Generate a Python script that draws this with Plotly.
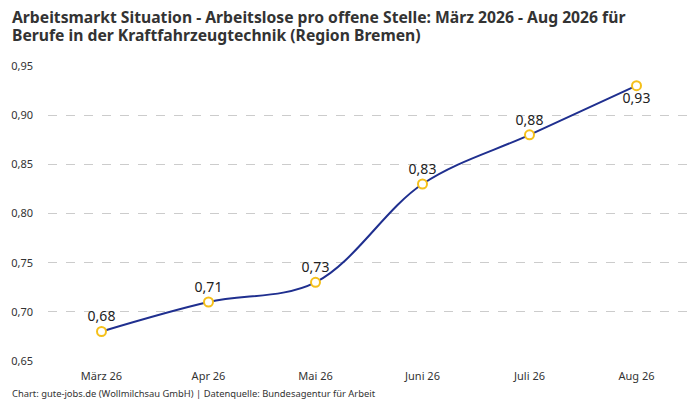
import plotly.graph_objects as go

# Werte aus dem Diagramm
monate = ["März 26", "Apr 26", "Mai 26", "Juni 26", "Juli 26", "Aug 26"]
werte = [0.68, 0.71, 0.73, 0.83, 0.88, 0.93]
y_ticks = [0.65, 0.70, 0.75, 0.80, 0.85, 0.90, 0.95]

titel_zeilen = [
    "Arbeitsmarkt Situation - Arbeitslose pro offene Stelle: März 2026 - Aug 2026 für",
    "Berufe in der Kraftfahrzeugtechnik (Region Bremen)",
]
quelle = "Chart: gute-jobs.de (Wollmilchsau GmbH) | Datenquelle: Bundesagentur für Arbeit"

labels = [f"{v:.2f}".replace(".", ",") for v in werte]
positions = ["top center"] * (len(werte) - 1) + ["bottom center"]

fig = go.Figure()
fig.add_trace(go.Scatter(
    x=monate,
    y=werte,
    mode="lines+markers+text",
    line=dict(color="#1f2f8f", width=2, shape="spline", smoothing=1),
    marker=dict(size=9, color="white", line=dict(color="#f5c01a", width=2)),
    text=labels,
    textposition=positions,
    textfont=dict(family="Noto Sans", size=14, color="#222222"),
    cliponaxis=False,
))

fig.update_layout(
    width=700,
    height=400,
    margin=dict(l=40, r=18, t=58, b=47),
    paper_bgcolor="white",
    plot_bgcolor="white",
    separators=",.",
    showlegend=False,
    font=dict(family="Noto Sans", color="#333333"),
    xaxis=dict(
        range=[-0.5, len(monate) - 0.5],
        showgrid=False,
        showline=False,
        ticks="",
        ticklabelstandoff=7,
        automargin=False,
        tickfont=dict(size=11, color="#333333"),
    ),
    yaxis=dict(
        range=[0.65, 0.95],
        tickvals=y_ticks,
        tickformat=".2f",
        showgrid=True,
        gridcolor="#cccccc",
        griddash="dash",
        gridwidth=1,
        zeroline=False,
        showline=False,
        ticks="",
        ticklabelstandoff=14,
        automargin=False,
        tickfont=dict(size=11, color="#333333"),
    ),
)

# Titel: zwei Zeilen als eigene Annotationen (engerer Zeilenabstand)
for zeile, y in zip(titel_zeilen, [1.1661, 1.1051]):
    fig.add_annotation(
        text=f"<b>{zeile}</b>",
        xref="paper", yref="paper", x=-0.0592, y=y,
        xanchor="left", yanchor="middle", align="left",
        showarrow=False,
        font=dict(size=15.7, color="#333333"),
    )

fig.add_annotation(
    text=quelle,
    xref="paper", yref="paper", x=-0.0592, y=-0.1085,
    xanchor="left", yanchor="middle",
    showarrow=False,
    font=dict(size=9.4, color="#333333"),
)

fig.write_html("out.html")
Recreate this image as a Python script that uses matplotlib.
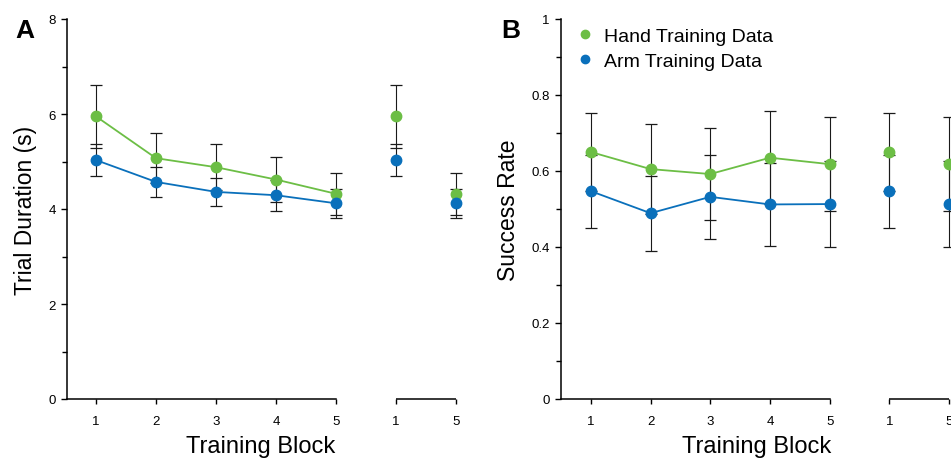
import matplotlib
matplotlib.use('Agg')
import matplotlib.pyplot as plt
from matplotlib.lines import Line2D

plt.rcParams['font.family'] = ['Liberation Sans', 'DejaVu Sans']

# training blocks 1-5, then first vs last block repeated on the right
blocks = [1, 2, 3, 4, 5]
compare_idx = [0, 4]
compare_pos = [6, 7]
xtick_labels = ['1', '2', '3', '4', '5', '1', '5']

# panel A: trial duration (s)
hand_dur = [5.95, 5.07, 4.88, 4.62, 4.32]
hand_dur_err = [0.67, 0.53, 0.48, 0.48, 0.44]
arm_dur = [5.03, 4.57, 4.36, 4.29, 4.12]
arm_dur_err = [0.34, 0.32, 0.29, 0.33, 0.30]

# panel B: success rate
hand_sr = [0.650, 0.605, 0.592, 0.635, 0.618]
hand_sr_err = [0.103, 0.119, 0.121, 0.122, 0.123]
arm_sr = [0.547, 0.489, 0.532, 0.512, 0.513]
arm_sr_err = [0.096, 0.099, 0.111, 0.109, 0.114]

dur_ticks = [0, 2, 4, 6, 8]
dur_minor = [1, 3, 5, 7]
sr_ticks = [0, 0.2, 0.4, 0.6, 0.8, 1.0]
sr_tick_labels = ['0', '0.2', '0.4', '0.6', '0.8', '1']
sr_minor = [0.1, 0.3, 0.5, 0.7, 0.9]

GREEN = '#6cbe45'
BLUE = '#0a70bb'


def draw_series(ax, vals, errs, color, label):
    cvals = [vals[i] for i in compare_idx]
    cerrs = [errs[i] for i in compare_idx]
    ax.errorbar(blocks, vals, yerr=errs, fmt='none', ecolor='#1a1a1a',
                elinewidth=0.8, capsize=4, capthick=0.9, zorder=2)
    ax.errorbar(compare_pos, cvals, yerr=cerrs, fmt='none', ecolor='#1a1a1a',
                elinewidth=0.8, capsize=4, capthick=0.9, zorder=2)
    ax.plot(blocks, vals, '-o', color=color, ms=7.5, lw=1.3, zorder=3, label=label)
    ax.plot(compare_pos, cvals, 'o', color=color, ms=7.5, zorder=3)


def style_axes(ax, xlim, ylim, yticks, ylabels, yminor, ylabel):
    ax.set_xlim(*xlim)
    ax.set_ylim(*ylim)
    ax.spines['top'].set_visible(False)
    ax.spines['right'].set_visible(False)
    ax.spines['left'].set_linewidth(1.1)
    ax.spines['bottom'].set_linewidth(1.1)
    ax.spines['bottom'].set_bounds(xlim[0], blocks[-1])
    ax.plot(compare_pos, [0, 0], transform=ax.get_xaxis_transform(),
            color='black', lw=1.1, clip_on=False, solid_capstyle='butt')
    ax.set_xticks(blocks + compare_pos)
    ax.set_xticklabels(xtick_labels)
    ax.set_yticks(yticks)
    ax.set_yticklabels(ylabels)
    ax.set_yticks(yminor, minor=True)
    ax.tick_params(axis='x', direction='out', length=3.5, width=1.0, pad=8, labelsize=9.5)
    ax.tick_params(axis='y', which='major', direction='out', length=4, width=1.0, pad=4, labelsize=9.5)
    ax.tick_params(axis='y', which='minor', direction='out', length=3.5, width=1.0)
    ax.set_xlabel('Training Block', fontsize=17, labelpad=6)
    ax.xaxis.label.set_x(0.483)
    ax.set_ylabel(ylabel, fontsize=16.5, labelpad=8)


fig = plt.figure(figsize=(9.51, 4.60), dpi=100)

axA = fig.add_axes([67 / 951, 60 / 460, 401 / 951, 380 / 460])
draw_series(axA, hand_dur, hand_dur_err, GREEN, 'Hand Training Data')
draw_series(axA, arm_dur, arm_dur_err, BLUE, 'Arm Training Data')
style_axes(axA, (0.517, 7.2), (0, 8), dur_ticks, [str(t) for t in dur_ticks],
           dur_minor, 'Trial Duration (s)')

axB = fig.add_axes([561 / 951, 60 / 460, 406 / 951, 380 / 460])
draw_series(axB, hand_sr, hand_sr_err, GREEN, 'Hand Training Data')
draw_series(axB, arm_sr, arm_sr_err, BLUE, 'Arm Training Data')
style_axes(axB, (0.5, 7.3), (0, 1), sr_ticks, sr_tick_labels, sr_minor, 'Success Rate')

handles, labels = axB.get_legend_handles_labels()
leg_handles = [Line2D([], [], marker='o', ls='none', color=h.get_color(), ms=6) for h in handles]
axB.legend(leg_handles, labels, loc='upper left', bbox_to_anchor=(0.02, 0.998),
           frameon=False, fontsize=14, handlelength=0.8, handletextpad=0.6,
           labelspacing=0.35, borderaxespad=0)

fig.text(15 / 951, 1 - 38 / 460, 'A', fontsize=19, fontweight='bold', va='baseline')
fig.text(501 / 951, 1 - 38 / 460, 'B', fontsize=19, fontweight='bold', va='baseline')

fig.savefig('out.png', dpi=100)
plt.close(fig)
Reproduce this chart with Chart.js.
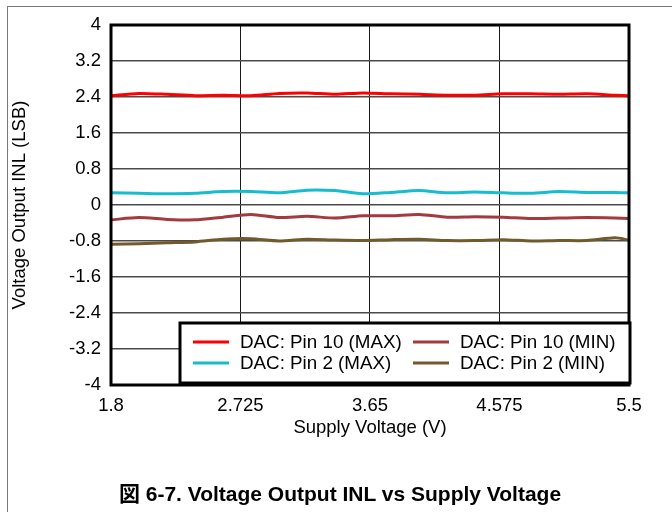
<!DOCTYPE html>
<html>
<head>
<meta charset="utf-8">
<script src="https://cdn.jsdelivr.net/npm/chart.js@4.4.0/dist/chart.umd.min.js"></script>
<style>
  html, body { margin: 0; padding: 0; background: #fff; }
  #wrap { position: relative; width: 672px; height: 512px; overflow: hidden; }
  #frameH { position: absolute; left: 8px; top: 6px; width: 664px; height: 0; border-top: 1.5px solid #7a7a7a; }
  #frameV { position: absolute; left: 7px; top: 6px; width: 0; height: 506px; border-left: 1.5px solid #7a7a7a; }
  #cv { position: absolute; left: 0; top: 0; }
  #caption { position: absolute; left: 8px; width: 664px; top: 482px; line-height: 24px; text-align: center;
    font-weight: bold; font-size: 21px; font-family: "Liberation Sans", Arial, "Noto Sans CJK JP", sans-serif; color: #000; }
</style>
</head>
<body>
<div id="wrap">
  <div id="frameH"></div>
  <div id="frameV"></div>
  <canvas id="cv" width="672" height="512"></canvas>
  <div id="caption">図 6-7. Voltage Output INL vs Supply Voltage</div>
</div>
<script>
const voltages = [1.8, 2.0, 2.2, 2.4, 2.6, 2.8, 3.0, 3.2, 3.4, 3.6, 3.8, 4.0, 4.2, 4.4, 4.6, 4.8, 5.0, 5.2, 5.4, 5.5];
const pin10Max = [2.43, 2.48, 2.46, 2.43, 2.44, 2.43, 2.48, 2.49, 2.46, 2.49, 2.47, 2.46, 2.44, 2.44, 2.47, 2.47, 2.46, 2.47, 2.44, 2.43];
const pin2Max  = [0.27, 0.26, 0.25, 0.26, 0.30, 0.30, 0.27, 0.33, 0.32, 0.25, 0.28, 0.32, 0.27, 0.29, 0.27, 0.26, 0.30, 0.28, 0.28, 0.27];
const pin10Min = [-0.33, -0.28, -0.32, -0.33, -0.27, -0.21, -0.28, -0.25, -0.29, -0.24, -0.24, -0.21, -0.27, -0.26, -0.27, -0.30, -0.29, -0.28, -0.29, -0.30];
const pin2Min  = [-0.87, -0.86, -0.84, -0.82, -0.76, -0.75, -0.80, -0.76, -0.78, -0.79, -0.77, -0.76, -0.79, -0.79, -0.77, -0.80, -0.79, -0.79, -0.73, -0.78];
const seriesLabels = ['DAC: Pin 10 (MAX)', 'DAC: Pin 10 (MIN)', 'DAC: Pin 2 (MAX)', 'DAC: Pin 2 (MIN)'];
const yTicks = [-4, -3.2, -2.4, -1.6, -0.8, 0, 0.8, 1.6, 2.4, 3.2, 4];
const yTickLabels = ['-4', '-3.2', '-2.4', '-1.6', '-0.8', '0', '0.8', '1.6', '2.4', '3.2', '4'];
const xTicks = [1.8, 2.725, 3.65, 4.575, 5.5];
const xTickLabels = ['1.8', '2.725', '3.65', '4.575', '5.5'];
const xTitle = 'Supply Voltage (V)';
const yTitle = 'Voltage Output INL (LSB)';

const FONT = '"Liberation Sans", Arial, sans-serif';
const FS = 18.5;

function pts(ys) { return voltages.map((x, i) => ({ x: x, y: ys[i] })); }

const datasets = [
  { label: seriesLabels[0], data: pts(pin10Max), borderColor: '#ff0000' },
  { label: seriesLabels[1], data: pts(pin10Min), borderColor: '#a33a3e' },
  { label: seriesLabels[2], data: pts(pin2Max),  borderColor: '#17bccf' },
  { label: seriesLabels[3], data: pts(pin2Min),  borderColor: '#735a2d' }
].map(d => Object.assign(d, { borderWidth: 3, pointRadius: 0, tension: 0.25, fill: false }));

const framePlugin = {
  id: 'frameAndLegend',
  afterDatasetsDraw(chart) {
    const ctx = chart.ctx, a = chart.chartArea;
    ctx.save();
    ctx.strokeStyle = '#000';
    ctx.lineWidth = 3;
    ctx.strokeRect(a.left, a.top, a.right - a.left, a.bottom - a.top);
    // legend box
    const bl = a.left + 69, bt = a.top + 298, br = a.right + 1, bb = a.bottom - 2;
    ctx.fillStyle = '#fff';
    ctx.fillRect(bl, bt, br - bl, bb - bt);
    ctx.lineWidth = 3;
    ctx.strokeRect(bl, bt, br - bl, bb - bt);
    ctx.font = '18.8px ' + FONT;
    ctx.textBaseline = 'middle';
    ctx.textAlign = 'left';
    const cols = [bl + 13, bl + 233];
    const rows = [bt + 19, bt + 40];
    const order = [0, 1, 2, 3];
    order.forEach((di, k) => {
      const ds = chart.data.datasets[di];
      const cx = cols[k % 2], cy = rows[Math.floor(k / 2)];
      ctx.strokeStyle = ds.borderColor;
      ctx.lineWidth = 3;
      ctx.beginPath();
      ctx.moveTo(cx, cy);
      ctx.lineTo(cx + 36, cy);
      ctx.stroke();
      ctx.fillStyle = '#000';
      ctx.fillText(ds.label, cx + 47, cy + 1);
    });
    ctx.restore();
  }
};

new Chart(document.getElementById('cv'), {
  type: 'line',
  data: { datasets: datasets },
  plugins: [framePlugin],
  options: {
    responsive: false,
    animation: false,
    events: [],
    layout: { padding: { left: 5, right: 43, top: 25, bottom: 67 } },
    plugins: { legend: { display: false }, tooltip: { enabled: false }, title: { display: false } },
    scales: {
      x: {
        type: 'linear', min: 1.8, max: 5.5,
        afterBuildTicks: s => { s.ticks = xTicks.map(v => ({ value: v })); },
        afterFit: s => { s.height = 60; },
        ticks: { callback: (v, i) => xTickLabels[i], color: '#000', padding: 10, maxRotation: 0, autoSkip: false,
                 font: { family: FONT, size: FS } },
        grid: { color: '#1a1a1a', lineWidth: 1, drawTicks: false },
        border: { display: false },
        title: { display: true, text: xTitle, color: '#000', font: { family: FONT, size: FS }, padding: { top: 0, bottom: 6 } }
      },
      y: {
        type: 'linear', min: -4, max: 4,
        afterBuildTicks: s => { s.ticks = yTicks.map(v => ({ value: v })); },
        afterFit: s => { s.width = 106; },
        ticks: { callback: (v, i) => yTickLabels[i], color: '#000', padding: 10, autoSkip: false,
                 font: { family: FONT, size: FS } },
        grid: { color: '#4a4a4a', lineWidth: 1.5, drawTicks: false },
        border: { display: false },
        title: { display: true, text: yTitle, color: '#000', font: { family: FONT, size: FS }, padding: { top: 4, bottom: 4 } }
      }
    }
  }
});
</script>
</body>
</html>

• _Brief_:
Begin at the first line of the records and please reproduce every line exactly through the one containing "import plotly.graph_objects as go", leaving all pictures out.

• _Problem solution_:
Generate a Python script that draws this with Plotly.
import plotly.graph_objects as go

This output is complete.